Roman foisonnant, à la fois poétique et violent, clair et rempli d'ombres.
L'intrigue est à la dimension du paysage d'Haïti où vit une famille de paysans, les Lafleur, dans un petit village Anse Bleue. Le lecteur va suivre cette famille sur trois générations.
Le début du roman et son épilogue se répondent. Écrits tous deux en italiques, ils transmettent la voix la plus récente, celle d'une jeune femme violentée retrouvée sur la plage. Elle évoque ses derniers instants et son retour sur une civière jusqu'à la case familiale.
Je ne peux épuiser la matière du livre. J'ai relevé entre autres les liens fortement entrelacés entre les morts et les vivants ("visibles" et "invisibles"), l'amalgame ou la coexistence chez certains de croyances diverses (catholicisme/animisme): "aller en mer, c'est connaître l'heure du départ, mais jamais celle du retour, car seuls Agwé et Dieu savent." (p.143). Bien sûr, ce roman antérieur à Danser les ombres de Laurent Gaudé m'a rappelé ce livre avec l'évocation de la nécessité de "perdre" les morts pour leur éviter de "revenir nous visiter"(p.199). De même, la jeune morte se plaint car"Anse Bleue fera tout pour que je ne rôde plus dans les alentours. Pour que tous puissent très vite penser à moi sans être aspirés de l'autre côté..."

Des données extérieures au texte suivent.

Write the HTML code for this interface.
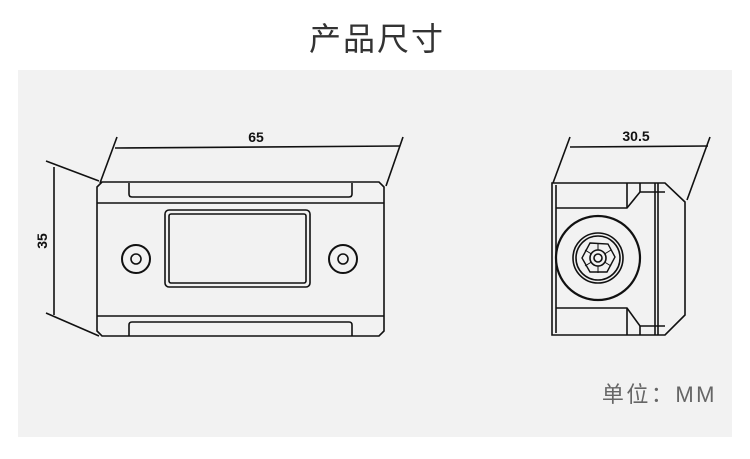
<!DOCTYPE html>
<html><head><meta charset="utf-8"><style>
body{margin:0;width:750px;height:454px;background:#fff;overflow:hidden;font-family:"Liberation Sans","Noto Sans CJK SC",sans-serif}
</style></head><body>
<svg width="750" height="454" viewBox="0 0 750 454" xmlns="http://www.w3.org/2000/svg">
<rect x="18" y="70" width="714" height="367" fill="#f2f2f2"/>
<text x="377" y="50" font-size="32" text-anchor="middle" fill="#333" font-family="Noto Sans CJK SC, sans-serif" letter-spacing="2">产品尺寸</text>
<text x="717" y="402" font-size="22" text-anchor="end" fill="#666" font-family="Liberation Sans, Noto Sans CJK SC, sans-serif" letter-spacing="2.5">单位：MM</text>
<g fill="none" stroke="#111" stroke-width="1.6">
<path d="M102 182 H379 L384 187 V331 L379 336 H102 L97 331 V187 Z"/>
<line x1="97" y1="203" x2="384" y2="203"/>
<line x1="97" y1="316" x2="384" y2="316"/>
<path d="M129 183 V194 Q129 197 132 197 H349 Q352 197 352 194 V183"/>
<path d="M129 336 V325 Q129 322 132 322 H349 Q352 322 352 325 V336"/>
<rect x="165" y="210" width="145" height="77" rx="4"/>
<rect x="169" y="214" width="137" height="69" rx="2"/>
<circle cx="136" cy="259" r="14" stroke-width="2"/><circle cx="136" cy="259" r="5"/>
<circle cx="343" cy="259" r="14" stroke-width="2"/><circle cx="343" cy="259" r="5"/>
<line x1="115" y1="148" x2="400" y2="146"/>
<line x1="117" y1="137" x2="100" y2="183"/>
<line x1="403" y1="137" x2="386" y2="186"/>
<line x1="54" y1="167" x2="54" y2="315"/>
<line x1="46" y1="161" x2="99" y2="181"/>
<line x1="46" y1="313" x2="99" y2="336"/>
<path d="M552 183 H665 L685 202 V315 L665 335 H552 Z"/>
<line x1="556" y1="185" x2="556" y2="333"/>
<line x1="655" y1="183" x2="655" y2="335"/>
<line x1="658" y1="183" x2="658" y2="335"/>
<path d="M556 208 H627 L640 192 H665"/>
<line x1="627" y1="183" x2="627" y2="208"/>
<line x1="640" y1="183" x2="640" y2="192"/>
<path d="M556 308 H627 L640 326 H665"/>
<line x1="627" y1="308" x2="627" y2="335"/>
<line x1="640" y1="326" x2="640" y2="335"/>
<circle cx="598" cy="258" r="42" stroke-width="2.2"/>
<circle cx="598" cy="258" r="25"/>
<circle cx="598" cy="258" r="22"/>
<path d="M590 243 L608 244 L615 257 L607 272 L590 272 L582 258 Z" stroke-width="1.4"/>
<path d="M585 250 L611 266 M585 266 L611 250 M598 243 V273" stroke-width="1"/>
<circle cx="598" cy="258" r="8" fill="#f2f2f2" stroke-width="1.6"/>
<circle cx="598" cy="258" r="4"/>
<line x1="570" y1="147" x2="708" y2="146"/>
<line x1="570" y1="137" x2="553" y2="183"/>
<line x1="710" y1="137" x2="687" y2="200"/>
</g>
<g font-family="Liberation Sans, sans-serif" font-weight="bold" font-size="14" fill="#111">
<text x="256" y="142" text-anchor="middle">65</text>
<text x="636" y="141" text-anchor="middle">30.5</text>
<text transform="translate(47,241) rotate(-90)" text-anchor="middle">35</text>
</g>
</svg>
</body></html>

Un mot néanmoins sur les descriptions de cet univers en prise au soleil "A peine soutenable à cause de la barre étale de la mer. Qui renvoyait la lumière comme pour condamner la terre au feu" (p.47): ceci évoque les plages de L'Etranger et la brûlure insoutenable du soleil, l'aspect implacable du climat et de la nature. Mais le titre Bain de lune évoque aussi sans doute ce que vivra la jeune femme...
L'auteur(e) dresse aussi à travers les trajectoires des personnages le tableau des difficultés politiques de cette terre si troublée.